Transcribe every line from the top down to the line with "87.8, 87.6, 87.5]", both ends included, but not the pictures.

- - -

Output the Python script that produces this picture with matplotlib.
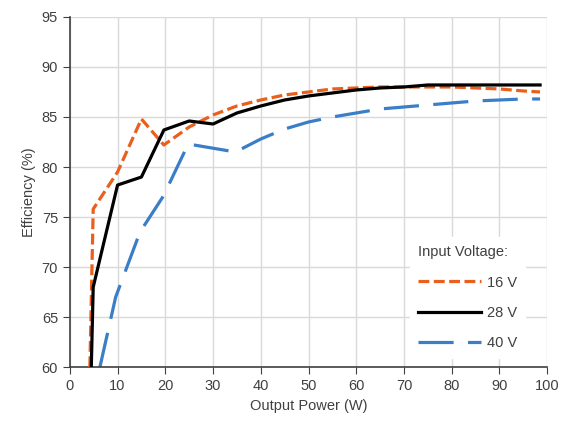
import numpy as np
import matplotlib.pyplot as plt

# output power (W) and efficiency (%)
p16 = [4.2, 4.9, 10, 15, 19.7, 25, 30, 35, 40, 45, 50, 55, 60, 65, 70, 75, 80, 85, 90, 95, 98.5]
e16 = [60, 75.8, 79.5, 84.8, 82.2, 84.0, 85.2, 86.1, 86.7, 87.2, 87.5, 87.8, 87.9, 88.0, 88.0, 88.0, 88.0, 87.9, 87.8, 87.6, 87.5]

p28 = [4.5, 4.9, 10, 15, 19.7, 25, 30, 35, 40, 45, 50, 55, 60, 65, 70, 75, 80, 85, 90, 95, 98.5]
e28 = [60, 68.0, 78.2, 79.0, 83.7, 84.6, 84.3, 85.4, 86.1, 86.7, 87.1, 87.4, 87.7, 87.9, 88.0, 88.2, 88.2, 88.2, 88.2, 88.2, 88.2]

p40 = [6.3, 9.6, 14.7, 19.6, 24.8, 34.7, 40, 45, 50, 55, 60, 65, 70, 75, 80, 85, 90, 95, 98.5]
e40 = [60, 67.0, 73.5, 77.1, 82.3, 81.5, 82.8, 83.8, 84.5, 85.0, 85.4, 85.8, 86.0, 86.2, 86.4, 86.6, 86.7, 86.8, 86.8]

plt.rcParams["font.family"] = "Liberation Sans"
plt.rcParams["font.size"] = 10.5

fig = plt.figure(figsize=(5.63, 4.23), dpi=100)
ax = fig.add_axes([0.124, 0.132, 0.848, 0.828])

ax.plot(p16, e16, color="#e8601c", lw=2.3, dashes=(3.4, 1.4), label="16 V", zorder=3)
ax.plot(p28, e28, color="black", lw=2.3, label="28 V", zorder=4)
ax.plot(p40, e40, color="#3a7ec8", lw=2.3, dashes=(11, 4.5), label="40 V", zorder=2)

ax.set_xlim(0, 100)
ax.set_ylim(60, 95)
ax.set_xticks(np.arange(0, 101, 10))
ax.set_yticks(np.arange(60, 96, 5))
ax.grid(True, color="#d9d9d9", lw=1)
ax.set_axisbelow(True)
for s in ["top", "right"]:
    ax.spines[s].set_visible(False)
for s in ["left", "bottom"]:
    ax.spines[s].set_color("#404040")
    ax.spines[s].set_linewidth(1.2)
ax.tick_params(direction="out", length=5, color="#404040", labelcolor="#404040")

ax.set_xlabel("Output Power (W)", color="#404040")
ax.set_ylabel("Efficiency (%)", color="#404040")

leg = ax.legend(title="Input Voltage:", loc="upper left", frameon=True,
                bbox_to_anchor=(0.713, 0.371), borderaxespad=0,
                handlelength=4.3, handletextpad=0.4, labelspacing=1.12,
                borderpad=0.55, fancybox=False)
leg.get_frame().set_edgecolor("white")
leg.get_frame().set_facecolor("white")
leg.get_frame().set_alpha(1)
leg._legend_box.align = "left"
leg.get_title().set_color("#404040")
for t in leg.get_texts():
    t.set_color("#404040")

fig.savefig("out.png", dpi=100)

- - -

*RESULT FOR THIS EXERCISE*.
Output the Python script that produces this picture with matplotlib.
import numpy as np
import matplotlib.pyplot as plt

# output power (W) and efficiency (%)
p16 = [4.2, 4.9, 10, 15, 19.7, 25, 30, 35, 40, 45, 50, 55, 60, 65, 70, 75, 80, 85, 90, 95, 98.5]
e16 = [60, 75.8, 79.5, 84.8, 82.2, 84.0, 85.2, 86.1, 86.7, 87.2, 87.5, 87.8, 87.9, 88.0, 88.0, 88.0, 88.0, 87.9, 87.8, 87.6, 87.5]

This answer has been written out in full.